▸ **WHAT IS ASKED**
Print the material below exactly as it stands, please, from its first line to the line holding "ax = fig.add_axes([0.0616, 0.055, 0.9330, 0.9324])", with no pictures.

▸ **DATA LINES**
━━━━━━━━━━
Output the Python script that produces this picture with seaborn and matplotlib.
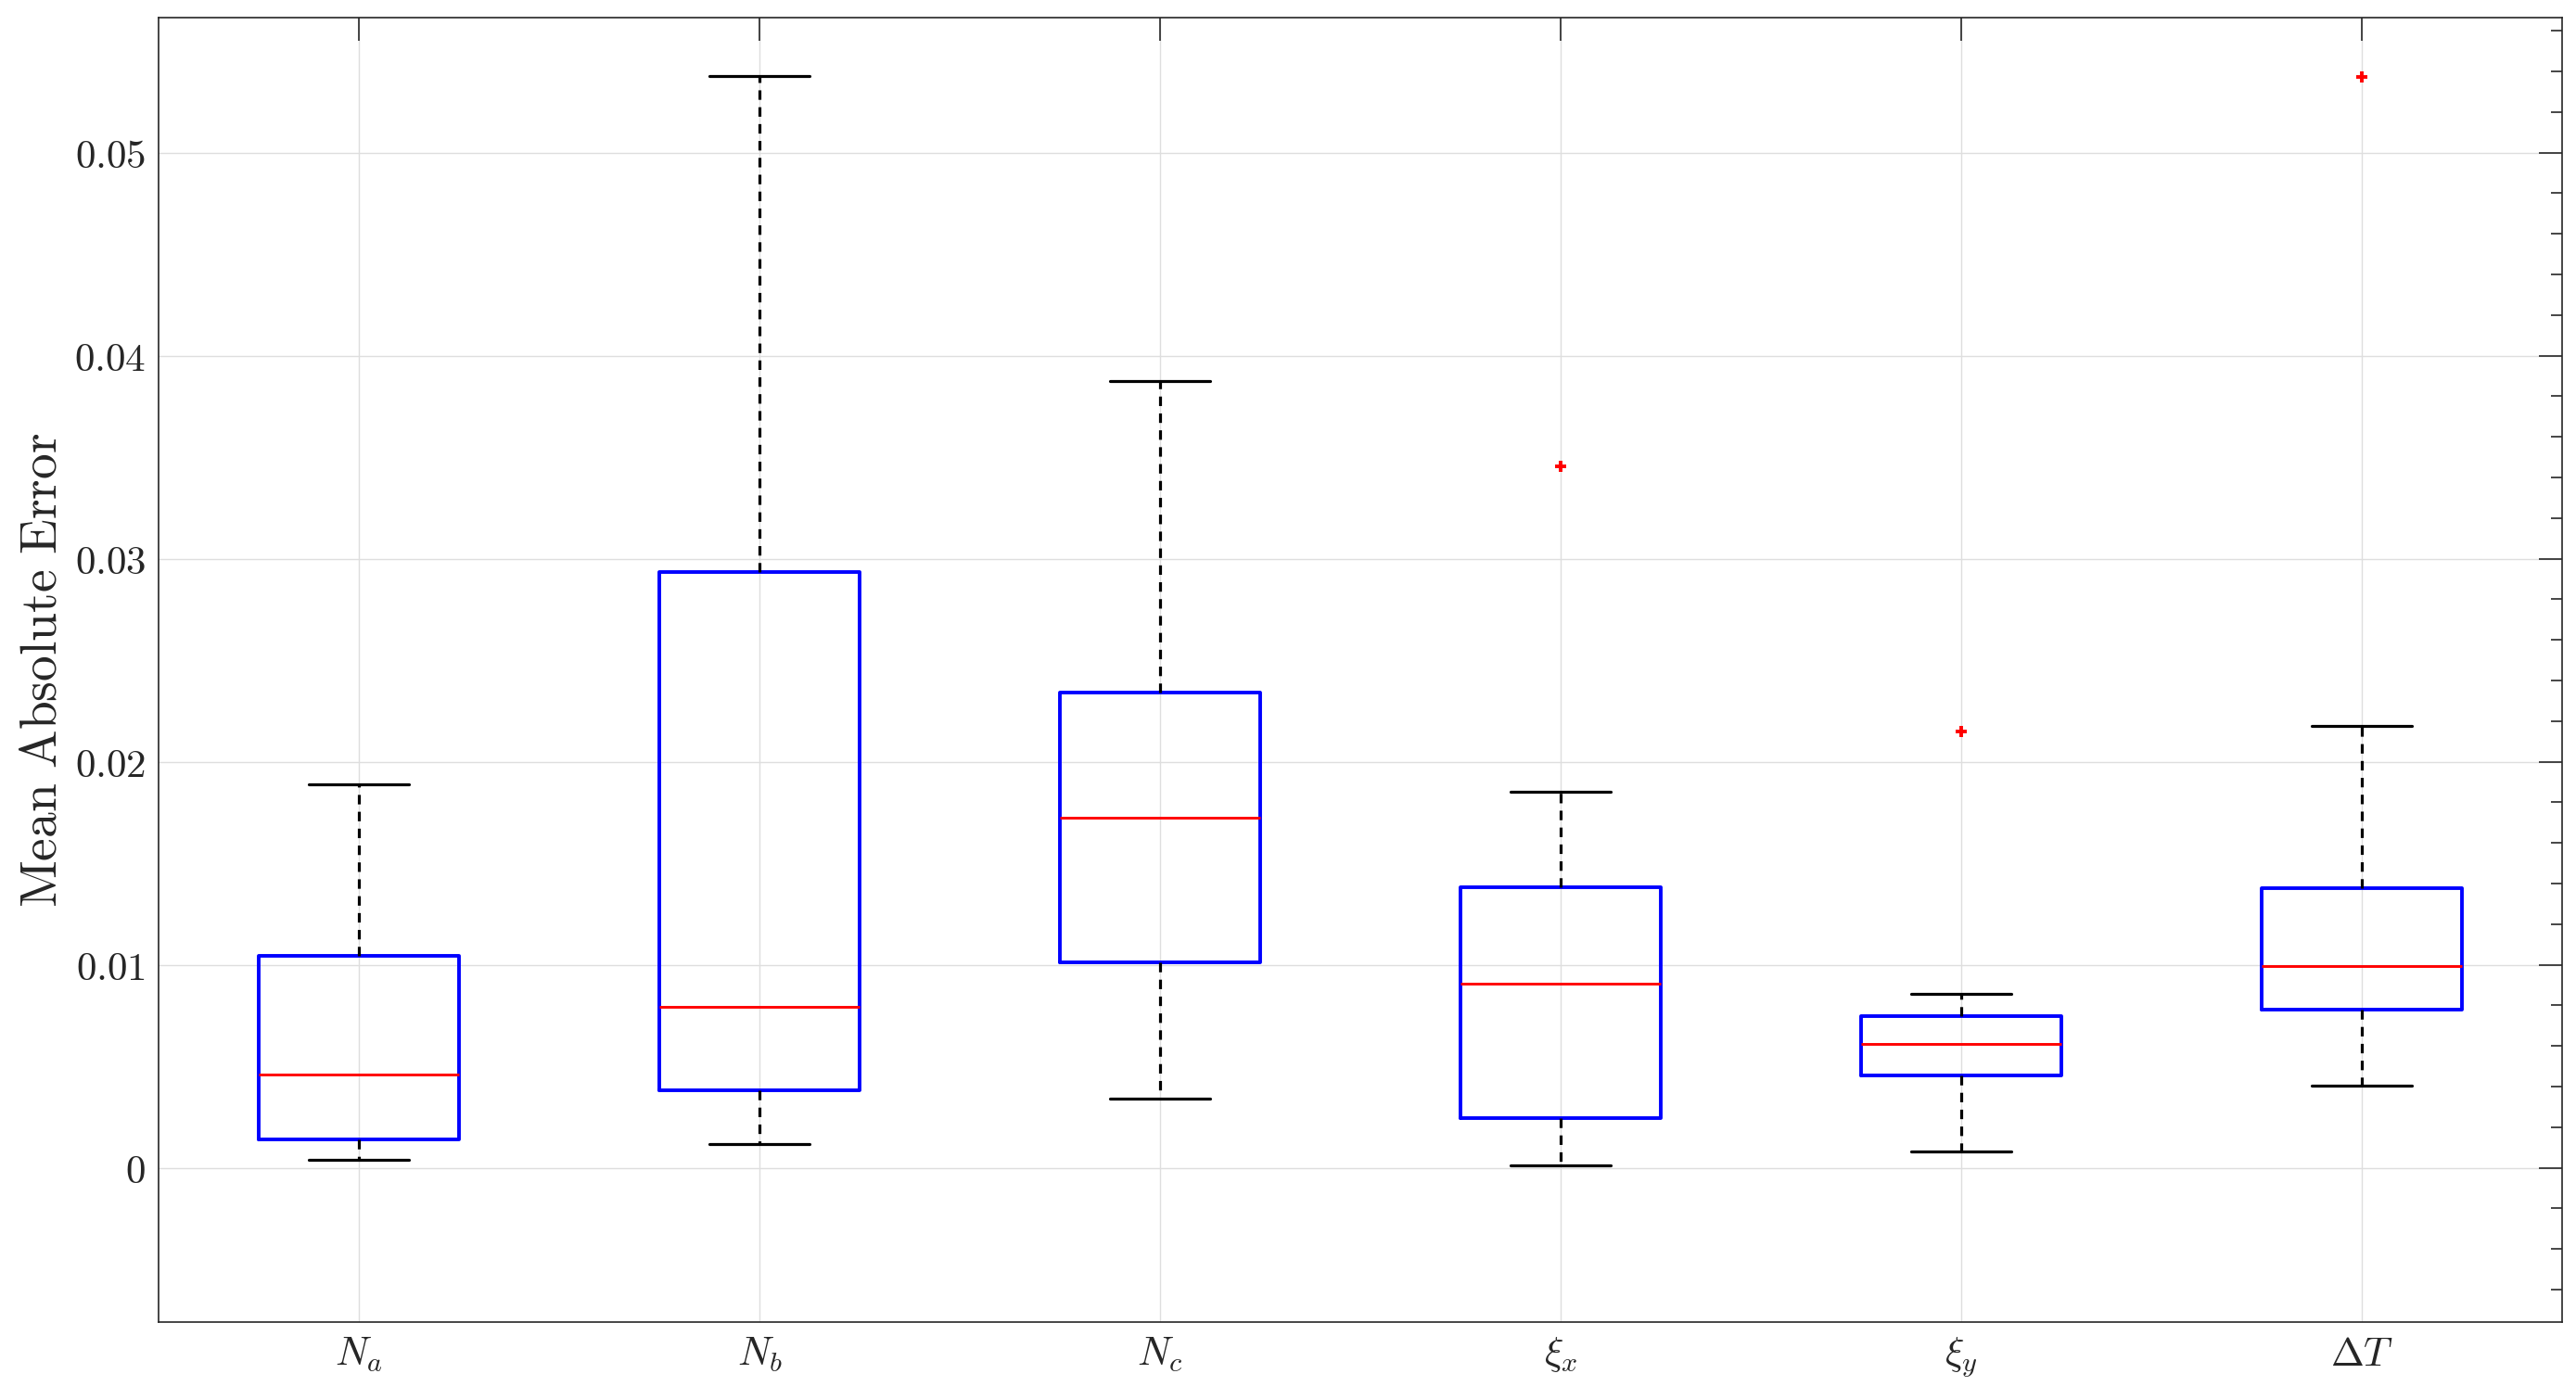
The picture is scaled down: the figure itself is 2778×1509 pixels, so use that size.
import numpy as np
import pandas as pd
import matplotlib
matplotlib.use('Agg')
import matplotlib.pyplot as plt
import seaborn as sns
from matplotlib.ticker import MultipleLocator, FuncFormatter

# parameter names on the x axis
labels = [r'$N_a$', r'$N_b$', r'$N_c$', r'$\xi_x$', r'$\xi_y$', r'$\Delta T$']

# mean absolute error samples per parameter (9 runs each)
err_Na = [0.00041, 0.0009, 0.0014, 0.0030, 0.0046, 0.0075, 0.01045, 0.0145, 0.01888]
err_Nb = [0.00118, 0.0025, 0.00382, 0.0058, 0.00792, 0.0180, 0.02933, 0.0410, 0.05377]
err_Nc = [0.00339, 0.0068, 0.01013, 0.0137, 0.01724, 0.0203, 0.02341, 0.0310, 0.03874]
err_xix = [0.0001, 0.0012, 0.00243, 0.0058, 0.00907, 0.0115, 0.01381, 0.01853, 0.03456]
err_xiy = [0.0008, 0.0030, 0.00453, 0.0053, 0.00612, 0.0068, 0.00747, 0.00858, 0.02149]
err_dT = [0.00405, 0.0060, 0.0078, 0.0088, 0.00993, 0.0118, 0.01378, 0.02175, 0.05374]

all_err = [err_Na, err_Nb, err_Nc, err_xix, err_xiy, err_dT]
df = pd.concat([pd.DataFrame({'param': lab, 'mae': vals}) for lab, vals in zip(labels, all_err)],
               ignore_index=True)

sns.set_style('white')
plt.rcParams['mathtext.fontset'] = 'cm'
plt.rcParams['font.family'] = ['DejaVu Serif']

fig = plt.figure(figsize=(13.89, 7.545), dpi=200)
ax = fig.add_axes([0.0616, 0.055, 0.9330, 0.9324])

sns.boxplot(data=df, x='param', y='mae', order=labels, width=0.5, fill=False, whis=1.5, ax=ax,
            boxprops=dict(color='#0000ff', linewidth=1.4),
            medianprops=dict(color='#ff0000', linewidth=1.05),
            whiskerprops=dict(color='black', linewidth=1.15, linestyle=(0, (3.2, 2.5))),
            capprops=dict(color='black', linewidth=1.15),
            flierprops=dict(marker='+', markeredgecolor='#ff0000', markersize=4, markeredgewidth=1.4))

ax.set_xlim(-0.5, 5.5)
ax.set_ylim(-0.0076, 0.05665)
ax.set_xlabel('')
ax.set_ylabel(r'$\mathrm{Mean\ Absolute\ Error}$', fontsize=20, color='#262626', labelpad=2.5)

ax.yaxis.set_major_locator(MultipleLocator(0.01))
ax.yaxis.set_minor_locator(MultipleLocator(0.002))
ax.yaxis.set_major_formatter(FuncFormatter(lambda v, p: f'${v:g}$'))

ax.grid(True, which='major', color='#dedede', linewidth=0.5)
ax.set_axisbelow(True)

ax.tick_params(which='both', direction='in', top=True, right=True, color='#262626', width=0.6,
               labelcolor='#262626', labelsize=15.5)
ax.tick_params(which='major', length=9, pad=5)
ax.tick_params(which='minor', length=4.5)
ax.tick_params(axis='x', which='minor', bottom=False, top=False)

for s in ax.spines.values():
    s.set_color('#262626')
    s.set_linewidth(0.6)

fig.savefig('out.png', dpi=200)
━━━━━━━━━━
▸ **REPLY TO THE TASK**
Output the Python script that produces this picture with seaborn and matplotlib.
The picture is scaled down: the figure itself is 2778×1509 pixels, so use that size.
import numpy as np
import pandas as pd
import matplotlib
matplotlib.use('Agg')
import matplotlib.pyplot as plt
import seaborn as sns
from matplotlib.ticker import MultipleLocator, FuncFormatter

# parameter names on the x axis
labels = [r'$N_a$', r'$N_b$', r'$N_c$', r'$\xi_x$', r'$\xi_y$', r'$\Delta T$']

# mean absolute error samples per parameter (9 runs each)
err_Na = [0.00041, 0.0009, 0.0014, 0.0030, 0.0046, 0.0075, 0.01045, 0.0145, 0.01888]
err_Nb = [0.00118, 0.0025, 0.00382, 0.0058, 0.00792, 0.0180, 0.02933, 0.0410, 0.05377]
err_Nc = [0.00339, 0.0068, 0.01013, 0.0137, 0.01724, 0.0203, 0.02341, 0.0310, 0.03874]
err_xix = [0.0001, 0.0012, 0.00243, 0.0058, 0.00907, 0.0115, 0.01381, 0.01853, 0.03456]
err_xiy = [0.0008, 0.0030, 0.00453, 0.0053, 0.00612, 0.0068, 0.00747, 0.00858, 0.02149]
err_dT = [0.00405, 0.0060, 0.0078, 0.0088, 0.00993, 0.0118, 0.01378, 0.02175, 0.05374]

all_err = [err_Na, err_Nb, err_Nc, err_xix, err_xiy, err_dT]
df = pd.concat([pd.DataFrame({'param': lab, 'mae': vals}) for lab, vals in zip(labels, all_err)],
               ignore_index=True)

sns.set_style('white')
plt.rcParams['mathtext.fontset'] = 'cm'
plt.rcParams['font.family'] = ['DejaVu Serif']

fig = plt.figure(figsize=(13.89, 7.545), dpi=200)
ax = fig.add_axes([0.0616, 0.055, 0.9330, 0.9324])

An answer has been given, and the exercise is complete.